Provide an example where subtraction is more efficient than adding on and does not involve renaming. For example:

- There are 999 students at Rere School and 333 students at Kopu School. How many more students are at Rere School than Kopu School?

Encourage students to use the *Place-value-people-1*, as needed, while moving them towards the use of their symbolic recording methods (e.g., empty number lines, equations, vertical written algorithms).

**9.**

Share the strategies that students chose. You might have students share with a partner or a small group (perhaps completing a thinking map with their peers) before providing time for students to share with the wider class. Use a calculator to confirm the answer.

- What operation do I enter into my calculator?

Note that 333 + ? = 999 is not possible on a four-function calculator. (More advanced CAS calculators allow that entry).

999 – 333 = 666 is the viable operation to find the difference.

**10.**

Ask students to consider which strategies are more or less **efficient**. Look for students to identify adding on using an empty number line as one example of a strategy that uses many steps, therefore making it less efficient. Using a vertical written algorithm, which involves fewer steps (and no renaming), is "more efficient".

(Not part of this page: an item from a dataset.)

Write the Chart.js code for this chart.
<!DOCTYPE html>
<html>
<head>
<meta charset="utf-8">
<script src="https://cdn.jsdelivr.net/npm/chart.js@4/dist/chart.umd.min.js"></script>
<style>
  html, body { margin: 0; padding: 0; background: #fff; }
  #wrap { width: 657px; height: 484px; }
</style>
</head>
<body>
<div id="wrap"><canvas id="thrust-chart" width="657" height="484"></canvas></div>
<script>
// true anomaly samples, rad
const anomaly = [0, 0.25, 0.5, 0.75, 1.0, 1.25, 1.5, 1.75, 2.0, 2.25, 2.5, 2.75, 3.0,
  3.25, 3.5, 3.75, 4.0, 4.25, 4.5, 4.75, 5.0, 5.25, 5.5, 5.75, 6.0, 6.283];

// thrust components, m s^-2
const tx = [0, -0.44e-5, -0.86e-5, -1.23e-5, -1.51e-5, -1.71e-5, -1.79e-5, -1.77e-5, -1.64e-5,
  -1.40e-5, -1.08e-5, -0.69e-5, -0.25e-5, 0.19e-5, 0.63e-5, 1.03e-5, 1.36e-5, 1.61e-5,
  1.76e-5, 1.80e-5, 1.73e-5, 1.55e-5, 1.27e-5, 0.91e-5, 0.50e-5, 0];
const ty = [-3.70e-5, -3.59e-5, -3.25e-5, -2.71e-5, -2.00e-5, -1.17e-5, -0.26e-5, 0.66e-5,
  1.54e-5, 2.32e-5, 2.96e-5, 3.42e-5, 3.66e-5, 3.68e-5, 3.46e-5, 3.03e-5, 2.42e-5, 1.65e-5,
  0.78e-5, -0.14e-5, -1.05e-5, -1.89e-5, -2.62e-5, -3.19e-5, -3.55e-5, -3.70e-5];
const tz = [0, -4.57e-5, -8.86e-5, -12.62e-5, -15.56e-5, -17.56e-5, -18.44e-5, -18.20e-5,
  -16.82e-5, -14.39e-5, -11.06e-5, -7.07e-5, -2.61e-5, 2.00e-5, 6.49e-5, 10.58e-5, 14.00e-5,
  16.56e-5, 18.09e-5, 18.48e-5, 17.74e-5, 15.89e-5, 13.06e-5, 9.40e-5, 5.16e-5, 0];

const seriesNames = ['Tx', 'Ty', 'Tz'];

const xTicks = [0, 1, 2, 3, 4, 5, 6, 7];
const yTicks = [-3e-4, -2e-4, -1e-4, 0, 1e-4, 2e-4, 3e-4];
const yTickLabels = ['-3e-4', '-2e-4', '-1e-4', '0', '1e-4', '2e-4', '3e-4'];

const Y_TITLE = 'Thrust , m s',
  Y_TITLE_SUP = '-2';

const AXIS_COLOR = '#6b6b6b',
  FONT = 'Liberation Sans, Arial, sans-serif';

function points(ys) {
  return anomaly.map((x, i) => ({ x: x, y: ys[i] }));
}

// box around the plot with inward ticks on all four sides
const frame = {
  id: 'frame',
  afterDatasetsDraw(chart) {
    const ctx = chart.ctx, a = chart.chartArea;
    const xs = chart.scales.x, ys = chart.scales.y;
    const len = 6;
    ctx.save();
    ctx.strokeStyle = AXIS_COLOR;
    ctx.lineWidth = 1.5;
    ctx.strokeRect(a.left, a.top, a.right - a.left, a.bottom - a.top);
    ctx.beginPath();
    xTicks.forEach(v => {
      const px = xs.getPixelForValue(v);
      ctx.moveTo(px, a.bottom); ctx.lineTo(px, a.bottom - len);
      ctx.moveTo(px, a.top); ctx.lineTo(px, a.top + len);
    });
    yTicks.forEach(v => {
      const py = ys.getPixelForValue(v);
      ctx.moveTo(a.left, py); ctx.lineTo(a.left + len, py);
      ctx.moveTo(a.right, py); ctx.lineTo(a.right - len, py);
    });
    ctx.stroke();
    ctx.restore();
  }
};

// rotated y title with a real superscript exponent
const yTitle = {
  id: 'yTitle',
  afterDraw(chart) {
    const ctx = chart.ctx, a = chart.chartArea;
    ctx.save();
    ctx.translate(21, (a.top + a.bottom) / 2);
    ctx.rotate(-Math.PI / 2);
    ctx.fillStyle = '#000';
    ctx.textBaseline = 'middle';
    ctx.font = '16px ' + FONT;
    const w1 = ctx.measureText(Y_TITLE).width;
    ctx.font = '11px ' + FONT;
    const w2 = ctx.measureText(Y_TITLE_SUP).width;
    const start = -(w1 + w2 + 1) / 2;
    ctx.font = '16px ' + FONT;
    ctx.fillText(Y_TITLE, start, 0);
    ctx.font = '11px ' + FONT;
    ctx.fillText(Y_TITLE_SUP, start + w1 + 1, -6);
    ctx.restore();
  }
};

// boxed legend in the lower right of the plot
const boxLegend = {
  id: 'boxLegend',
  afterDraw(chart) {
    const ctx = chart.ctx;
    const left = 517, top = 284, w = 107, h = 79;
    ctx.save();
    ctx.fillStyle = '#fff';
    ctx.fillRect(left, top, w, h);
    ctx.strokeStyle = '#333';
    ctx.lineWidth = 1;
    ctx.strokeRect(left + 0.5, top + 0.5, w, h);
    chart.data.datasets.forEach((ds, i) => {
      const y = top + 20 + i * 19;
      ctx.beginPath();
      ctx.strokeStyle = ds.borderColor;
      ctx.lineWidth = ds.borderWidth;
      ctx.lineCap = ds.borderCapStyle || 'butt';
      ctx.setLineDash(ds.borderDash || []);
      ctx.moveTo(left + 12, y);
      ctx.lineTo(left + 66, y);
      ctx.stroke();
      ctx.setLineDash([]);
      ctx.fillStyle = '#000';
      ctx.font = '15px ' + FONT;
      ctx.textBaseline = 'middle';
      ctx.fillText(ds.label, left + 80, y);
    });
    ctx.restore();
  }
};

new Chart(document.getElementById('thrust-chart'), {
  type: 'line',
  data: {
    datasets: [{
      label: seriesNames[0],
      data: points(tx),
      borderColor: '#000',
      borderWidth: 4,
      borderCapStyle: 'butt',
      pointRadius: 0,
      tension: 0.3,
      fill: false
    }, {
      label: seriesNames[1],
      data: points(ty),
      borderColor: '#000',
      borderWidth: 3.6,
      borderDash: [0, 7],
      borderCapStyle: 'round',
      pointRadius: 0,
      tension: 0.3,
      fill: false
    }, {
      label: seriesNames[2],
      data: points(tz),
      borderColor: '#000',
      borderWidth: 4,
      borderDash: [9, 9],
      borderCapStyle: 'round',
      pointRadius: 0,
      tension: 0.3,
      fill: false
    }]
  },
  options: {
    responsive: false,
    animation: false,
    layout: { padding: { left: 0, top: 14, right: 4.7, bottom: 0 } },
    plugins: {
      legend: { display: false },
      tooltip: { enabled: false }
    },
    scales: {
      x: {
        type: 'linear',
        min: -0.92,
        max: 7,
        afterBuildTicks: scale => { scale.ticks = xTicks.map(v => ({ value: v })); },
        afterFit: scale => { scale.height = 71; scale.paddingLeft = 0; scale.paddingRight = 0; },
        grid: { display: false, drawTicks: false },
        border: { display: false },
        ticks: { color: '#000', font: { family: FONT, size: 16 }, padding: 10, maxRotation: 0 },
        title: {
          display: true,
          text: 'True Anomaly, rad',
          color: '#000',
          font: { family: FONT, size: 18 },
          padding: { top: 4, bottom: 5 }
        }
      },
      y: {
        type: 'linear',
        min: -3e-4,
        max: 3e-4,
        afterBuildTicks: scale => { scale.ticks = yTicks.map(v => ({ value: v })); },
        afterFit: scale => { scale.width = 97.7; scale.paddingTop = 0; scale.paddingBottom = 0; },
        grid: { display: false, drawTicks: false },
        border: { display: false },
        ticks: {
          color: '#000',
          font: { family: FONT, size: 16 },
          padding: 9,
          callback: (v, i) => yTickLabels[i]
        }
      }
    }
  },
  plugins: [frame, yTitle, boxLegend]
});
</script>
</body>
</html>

If your students are unfamiliar with the use of vertical written algorithms for subtraction, you might use this time to model the connection between a three-column place value representation of 999 - 333 (or perhaps 99 - 33 to start with) and an algorithmic representation.

**11.**

Pose a three-digit difference (subtraction) problem that requires renaming. Let students solve the problem in any way they like. Provide materials and supports as needed (e.g., grouped work opportunities, worked examples, calculators to confirm solutions). For example:

- There are 806 students at Rere School and 649 students at Kopu School. How many more students are at Rere School than Kopu School?

**12.**

Share the strategies that students chose. You might have students share with a partner or a small group (perhaps completing a thinking map with their peers) before providing time for students to share with the wider class. Use a calculator to confirm the answer.

**13.**

Ask students to consider which strategies are more or less **efficient**. Look for students to identify using a vertical written algorithm, which involves renaming, as "less efficient", and "adding on using an empty number line", which does not involve renaming, as a "more efficient" strategy.

**14.**

If appropriate, you could use this moment as a time to systematically teach the need to rename digits in the above sum, if it is represented using a vertical written algorithm. 806 is renamed as 7 hundred, 9 tens, and 16 ones. You might ask students to show how this works with place value people.

**15.**

Pose further difference (subtraction) problems with three-digit whole numbers to encourage the development of students' fluency. Provide a mix of problems in which addition and subtraction are favoured. Examples might be:

- There are 613 students at Rere School and 297 students at Kopu School. How many more students are at Rere School than Kopu School?
- There are 784 students at Rere School and 320 students at Kopu School. How many more students are at Rere School than Kopu School?
- There are 638 students at Rere School and 271 students at Kopu School. How many more students are at Rere School than Kopu School?

**1.**

Provide further problems and encourage students to use calculators to estimate their answers. For example:

- There are 638 students at Rere School and 271 students at Kopu School. How many more students are at Rere School than Kopu School?
- Which answer is closest? 420, 400, 380, 360, 340, 320
- How do you know?
- Check with a calculator.

**2.**

Discuss estimation strategies.

- What about the numbers, which meant that the answer must be less than 400?
- How can we use 38 and 71 to get a more accurate estimate?

**3.**

Extend the difference problem to include four-digit whole numbers. Note that mental strategies and adding on are likely to become less efficient and more taxing on students' cognitive resources as digit size increases. Conversely, subtraction is likely to become more efficient as number size increases.